5 BLOCS               PLAQUES   1, 2, 3, 4, 5                      

TESTA BLEU          bleu/bleu      noir/bleu       gris/bleu       argent/bleu    or/bleu

TESTA NOIR          bleu/noir       noir/noir        gris/noir        argent/noir     or/noir

TESTA GRIS          bleu/gris         noir/gris        gris/gris        argent/noir      or/gris

TESTA ARGENT    bleu/argent   noir/argent    gris/argent  argent/argent  or/argent

TESTA OR              bleu/or           noir/or           gris/or          argent/or         or/or

TESTA BLEU étant la ligne combinatoire où tous les versos négatifs sont bleus, TESTA NOIR celle où tous les versos négatifs sont noirs, etc. Il est à noter que chaque bloc contient son monochrome (bleu/bleu, noir/noir, gris/gris, argent/argent, or/or).

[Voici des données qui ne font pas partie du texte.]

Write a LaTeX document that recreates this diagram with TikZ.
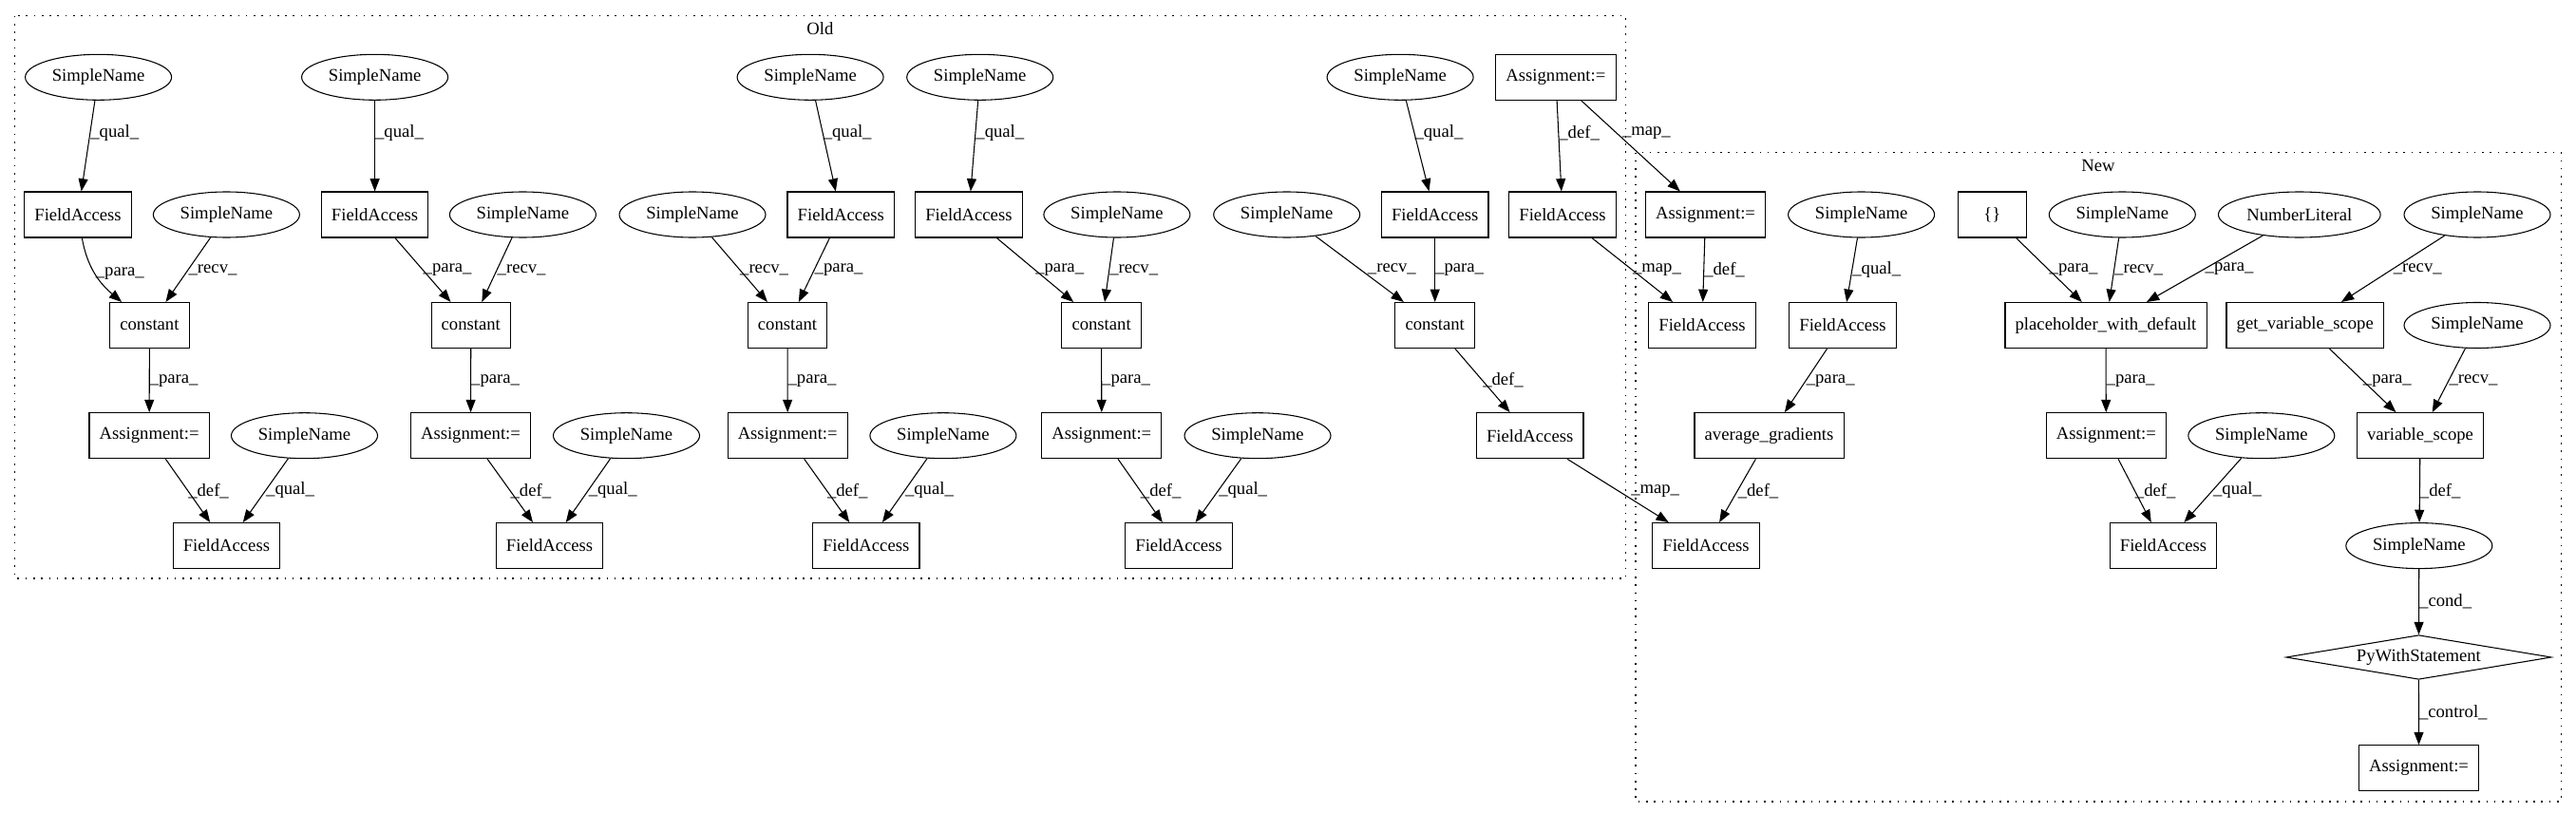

Ni Pop ni Op, TESTA, née de l’appropriation d’un objet-tête existant par sa duplication sérigraphique, n’est rien d’autre que ce dont elle procède : lente saturation/dénaturation d’une image par la couleur – et que ce qu’elle donne à voir : non-image posée sur un non-fond, densité sourde, pure visibilité flottant sur un miroitement.


Deux feuilles transparentes – mode d’emploi et entretien – sont fixées sur le bloc au moyen des 2 goujons, films polyester ultra brillant où la typographie, double et de ce fait illisible, sérigraphiée dans la couleur de la ligne choisie, viendra se surimpressionner à TESTA, offrant une première vision, éphémère et lettriste, de la chose.